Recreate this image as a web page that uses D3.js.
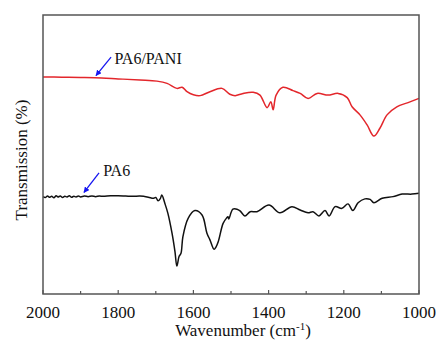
<!DOCTYPE html>
<html>
<head>
<meta charset="utf-8">
<script src="https://cdn.jsdelivr.net/npm/d3@7"></script>
<style>
  body { margin: 0; background: #fff; }
  text { font-family: "Liberation Serif", "Times New Roman", serif; fill: #111; }
</style>
</head>
<body>
<div id="chart"></div>
<script>
// FTIR spectra (wavenumber in cm-1, transmission in arbitrary %)
const pa6PaniWave = [2000, 1950, 1900, 1862, 1800, 1742, 1697, 1670, 1644, 1630, 1617, 1600, 1582, 1556, 1524, 1503, 1489, 1468, 1441, 1423, 1404, 1394, 1388, 1380, 1362, 1335, 1316, 1295, 1271, 1242, 1215, 1191, 1178, 1157, 1138, 1120, 1104, 1085, 1059, 1029, 1000];
const pa6PaniT = [77.8, 77.7, 77.6, 77.5, 77.1, 76.7, 76.3, 75.5, 73.7, 74.1, 72.5, 71.4, 71.1, 72.5, 73.7, 71.6, 71.1, 71.9, 72.3, 71.3, 66.8, 68.9, 66.0, 71.3, 74.1, 72.9, 71.9, 70.1, 71.9, 71.3, 71.9, 70.4, 67.1, 64.2, 60.6, 56.6, 59.4, 64.2, 67.1, 68.6, 70.1];

const pa6Wave = [2000, 1994, 1988, 1983, 1977, 1971, 1965, 1960, 1954, 1948, 1942, 1936, 1930, 1924, 1918, 1912, 1906, 1900, 1890, 1880, 1870, 1860, 1850, 1840, 1820, 1800, 1780, 1760, 1742, 1720, 1707, 1700, 1694, 1688, 1684, 1676, 1668, 1657, 1649, 1644, 1638, 1633, 1628, 1614, 1596, 1577, 1564, 1556, 1545, 1540, 1534, 1521, 1512, 1508, 1506, 1495, 1484, 1476, 1463, 1449, 1431, 1399, 1370, 1338, 1316, 1295, 1282, 1266, 1250, 1239, 1223, 1205, 1189, 1176, 1162, 1144, 1130, 1120, 1098, 1069, 1045, 1019, 1000];
const pa6T = [34.9, 34.6, 35.1, 34.7, 35.0, 34.5, 35.2, 34.8, 35.1, 34.6, 35.0, 34.8, 35.2, 34.7, 35.0, 34.8, 35.1, 34.8, 35.1, 34.9, 35.1, 34.9, 35.1, 35.0, 35.2, 35.2, 35.1, 35.0, 35.1, 34.7, 34.3, 34.6, 33.4, 34.2, 35.5, 32.5, 29.0, 21.9, 15.2, 10.0, 13.5, 14.6, 20.5, 27.1, 29.9, 28.3, 21.8, 19.4, 16.0, 16.8, 18.7, 25.3, 27.2, 27.7, 26.9, 30.4, 30.4, 29.8, 28.0, 29.5, 29.5, 31.9, 29.1, 31.3, 30.1, 29.1, 29.5, 28.0, 29.9, 28.0, 31.3, 30.7, 32.3, 29.9, 32.7, 34.1, 33.9, 32.7, 34.3, 34.9, 35.8, 35.8, 36.1];

const majorTicks = [2000, 1800, 1600, 1400, 1200, 1000];
const minorTicks = [1900, 1700, 1500, 1300, 1100];
const seriesNames = ["PA6/PANI", "PA6"];
const seriesColors = ["#e3262b", "#111111"];

const W = 436, H = 353;
const margin = {top: 15, right: 17, bottom: 59, left: 43};
const width = W - margin.left - margin.right,
      height = H - margin.top - margin.bottom;

const svg = d3.select("#chart").append("svg")
    .attr("width", W)
    .attr("height", H);

const g = svg.append("g")
    .attr("transform", `translate(${margin.left}, ${margin.top})`);

const x = d3.scaleLinear().domain([2000, 1000]).range([0, width]);
const y = d3.scaleLinear().domain([0, 100]).range([height, 0]);

// arrow marker
svg.append("defs").append("marker")
    .attr("id", "head")
    .attr("viewBox", "0 0 10 10")
    .attr("refX", 9).attr("refY", 5)
    .attr("markerWidth", 4.5).attr("markerHeight", 4.5)
    .attr("orient", "auto")
    .append("path")
    .attr("d", "M0,0 L10,5 L0,10 z")
    .attr("fill", "#1515f0");

// ticks (inward)
g.selectAll(".major")
    .data(majorTicks)
    .join("line")
    .attr("x1", d => x(d)).attr("x2", d => x(d))
    .attr("y1", height).attr("y2", height - 4)
    .attr("stroke", "#555").attr("stroke-width", 1.2);
g.selectAll(".minor")
    .data(minorTicks)
    .join("line")
    .attr("x1", d => x(d)).attr("x2", d => x(d))
    .attr("y1", height).attr("y2", height - 3)
    .attr("stroke", "#555").attr("stroke-width", 1.2);

g.selectAll(".tlab")
    .data(majorTicks)
    .join("text")
    .attr("x", d => x(d))
    .attr("y", height + 24)
    .attr("text-anchor", "middle")
    .style("font-size", "17px")
    .text(d => d);

// spectra
const line = d3.line()
    .x(d => x(d[0]))
    .y(d => y(d[1]))
    .curve(d3.curveCatmullRom);

const series = [
    d3.zip(pa6PaniWave, pa6PaniT),
    d3.zip(pa6Wave, pa6T)
];

g.selectAll(".spec")
    .data(series)
    .join("path")
    .attr("fill", "none")
    .attr("stroke", (d, i) => seriesColors[i])
    .attr("stroke-width", 1.5)
    .attr("stroke-linejoin", "round")
    .attr("d", line);

// frame
g.append("rect")
    .attr("width", width).attr("height", height)
    .attr("fill", "none")
    .attr("stroke", "#555").attr("stroke-width", 1.5);

// labels with arrows
const labelPos = [
    {tail: [1819, 84.9], tip: [1859, 78.3], text: [1810, 82.3]},
    {tail: [1851, 43.4], tip: [1891, 36.4], text: [1840, 42.3]}
];
labelPos.forEach((p, i) => {
    g.append("line")
        .attr("x1", x(p.tail[0])).attr("y1", y(p.tail[1]))
        .attr("x2", x(p.tip[0])).attr("y2", y(p.tip[1]))
        .attr("stroke", "#1515f0").attr("stroke-width", 1.3)
        .attr("marker-end", "url(#head)");
    g.append("text")
        .attr("x", x(p.text[0])).attr("y", y(p.text[1]))
        .style("font-size", "16px")
        .text(seriesNames[i]);
});

// axis titles
const xt = svg.append("text")
    .attr("x", 243).attr("y", 336)
    .attr("text-anchor", "middle")
    .style("font-size", "17px");
xt.append("tspan").text("Wavenumber (cm");
xt.append("tspan").attr("dy", -6).style("font-size", "11px").text("-1");
xt.append("tspan").attr("dy", 6).text(")");

svg.append("text")
    .attr("transform", "translate(27, 160) rotate(-90)")
    .attr("text-anchor", "middle")
    .style("font-size", "17px")
    .text("Transmission (%)");
</script>
</body>
</html>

## Set problem
Transcribe the full listing above exactly, with the images removed.

## Reply
Recreate this image as a web page that uses D3.js.
<!DOCTYPE html>
<html>
<head>
<meta charset="utf-8">
<script src="https://cdn.jsdelivr.net/npm/d3@7"></script>
<style>
  body { margin: 0; background: #fff; }
  text { font-family: "Liberation Serif", "Times New Roman", serif; fill: #111; }
</style>
</head>
<body>
<div id="chart"></div>
<script>
// FTIR spectra (wavenumber in cm-1, transmission in arbitrary %)
const pa6PaniWave = [2000, 1950, 1900, 1862, 1800, 1742, 1697, 1670, 1644, 1630, 1617, 1600, 1582, 1556, 1524, 1503, 1489, 1468, 1441, 1423, 1404, 1394, 1388, 1380, 1362, 1335, 1316, 1295, 1271, 1242, 1215, 1191, 1178, 1157, 1138, 1120, 1104, 1085, 1059, 1029, 1000];
const pa6PaniT = [77.8, 77.7, 77.6, 77.5, 77.1, 76.7, 76.3, 75.5, 73.7, 74.1, 72.5, 71.4, 71.1, 72.5, 73.7, 71.6, 71.1, 71.9, 72.3, 71.3, 66.8, 68.9, 66.0, 71.3, 74.1, 72.9, 71.9, 70.1, 71.9, 71.3, 71.9, 70.4, 67.1, 64.2, 60.6, 56.6, 59.4, 64.2, 67.1, 68.6, 70.1];

const pa6Wave = [2000, 1994, 1988, 1983, 1977, 1971, 1965, 1960, 1954, 1948, 1942, 1936, 1930, 1924, 1918, 1912, 1906, 1900, 1890, 1880, 1870, 1860, 1850, 1840, 1820, 1800, 1780, 1760, 1742, 1720, 1707, 1700, 1694, 1688, 1684, 1676, 1668, 1657, 1649, 1644, 1638, 1633, 1628, 1614, 1596, 1577, 1564, 1556, 1545, 1540, 1534, 1521, 1512, 1508, 1506, 1495, 1484, 1476, 1463, 1449, 1431, 1399, 1370, 1338, 1316, 1295, 1282, 1266, 1250, 1239, 1223, 1205, 1189, 1176, 1162, 1144, 1130, 1120, 1098, 1069, 1045, 1019, 1000];
const pa6T = [34.9, 34.6, 35.1, 34.7, 35.0, 34.5, 35.2, 34.8, 35.1, 34.6, 35.0, 34.8, 35.2, 34.7, 35.0, 34.8, 35.1, 34.8, 35.1, 34.9, 35.1, 34.9, 35.1, 35.0, 35.2, 35.2, 35.1, 35.0, 35.1, 34.7, 34.3, 34.6, 33.4, 34.2, 35.5, 32.5, 29.0, 21.9, 15.2, 10.0, 13.5, 14.6, 20.5, 27.1, 29.9, 28.3, 21.8, 19.4, 16.0, 16.8, 18.7, 25.3, 27.2, 27.7, 26.9, 30.4, 30.4, 29.8, 28.0, 29.5, 29.5, 31.9, 29.1, 31.3, 30.1, 29.1, 29.5, 28.0, 29.9, 28.0, 31.3, 30.7, 32.3, 29.9, 32.7, 34.1, 33.9, 32.7, 34.3, 34.9, 35.8, 35.8, 36.1];

const majorTicks = [2000, 1800, 1600, 1400, 1200, 1000];
const minorTicks = [1900, 1700, 1500, 1300, 1100];
const seriesNames = ["PA6/PANI", "PA6"];
const seriesColors = ["#e3262b", "#111111"];

const W = 436, H = 353;
const margin = {top: 15, right: 17, bottom: 59, left: 43};
const width = W - margin.left - margin.right,
      height = H - margin.top - margin.bottom;

const svg = d3.select("#chart").append("svg")
    .attr("width", W)
    .attr("height", H);

const g = svg.append("g")
    .attr("transform", `translate(${margin.left}, ${margin.top})`);

const x = d3.scaleLinear().domain([2000, 1000]).range([0, width]);
const y = d3.scaleLinear().domain([0, 100]).range([height, 0]);

// arrow marker
svg.append("defs").append("marker")
    .attr("id", "head")
    .attr("viewBox", "0 0 10 10")
    .attr("refX", 9).attr("refY", 5)
    .attr("markerWidth", 4.5).attr("markerHeight", 4.5)
    .attr("orient", "auto")
    .append("path")
    .attr("d", "M0,0 L10,5 L0,10 z")
    .attr("fill", "#1515f0");

// ticks (inward)
g.selectAll(".major")
    .data(majorTicks)
    .join("line")
    .attr("x1", d => x(d)).attr("x2", d => x(d))
    .attr("y1", height).attr("y2", height - 4)
    .attr("stroke", "#555").attr("stroke-width", 1.2);
g.selectAll(".minor")
    .data(minorTicks)
    .join("line")
    .attr("x1", d => x(d)).attr("x2", d => x(d))
    .attr("y1", height).attr("y2", height - 3)
    .attr("stroke", "#555").attr("stroke-width", 1.2);

g.selectAll(".tlab")
    .data(majorTicks)
    .join("text")
    .attr("x", d => x(d))
    .attr("y", height + 24)
    .attr("text-anchor", "middle")
    .style("font-size", "17px")
    .text(d => d);

// spectra
const line = d3.line()
    .x(d => x(d[0]))
    .y(d => y(d[1]))
    .curve(d3.curveCatmullRom);

const series = [
    d3.zip(pa6PaniWave, pa6PaniT),
    d3.zip(pa6Wave, pa6T)
];

g.selectAll(".spec")
    .data(series)
    .join("path")
    .attr("fill", "none")
    .attr("stroke", (d, i) => seriesColors[i])
    .attr("stroke-width", 1.5)
    .attr("stroke-linejoin", "round")
    .attr("d", line);

// frame
g.append("rect")
    .attr("width", width).attr("height", height)
    .attr("fill", "none")
    .attr("stroke", "#555").attr("stroke-width", 1.5);

// labels with arrows
const labelPos = [
    {tail: [1819, 84.9], tip: [1859, 78.3], text: [1810, 82.3]},
    {tail: [1851, 43.4], tip: [1891, 36.4], text: [1840, 42.3]}
];
labelPos.forEach((p, i) => {
    g.append("line")
        .attr("x1", x(p.tail[0])).attr("y1", y(p.tail[1]))
        .attr("x2", x(p.tip[0])).attr("y2", y(p.tip[1]))
        .attr("stroke", "#1515f0").attr("stroke-width", 1.3)
        .attr("marker-end", "url(#head)");
    g.append("text")
        .attr("x", x(p.text[0])).attr("y", y(p.text[1]))
        .style("font-size", "16px")
        .text(seriesNames[i]);
});

// axis titles
const xt = svg.append("text")
    .attr("x", 243).attr("y", 336)
    .attr("text-anchor", "middle")
    .style("font-size", "17px");
xt.append("tspan").text("Wavenumber (cm");
xt.append("tspan").attr("dy", -6).style("font-size", "11px").text("-1");
xt.append("tspan").attr("dy", 6).text(")");

svg.append("text")
    .attr("transform", "translate(27, 160) rotate(-90)")
    .attr("text-anchor", "middle")
    .style("font-size", "17px")
    .text("Transmission (%)");
</script>
</body>
</html>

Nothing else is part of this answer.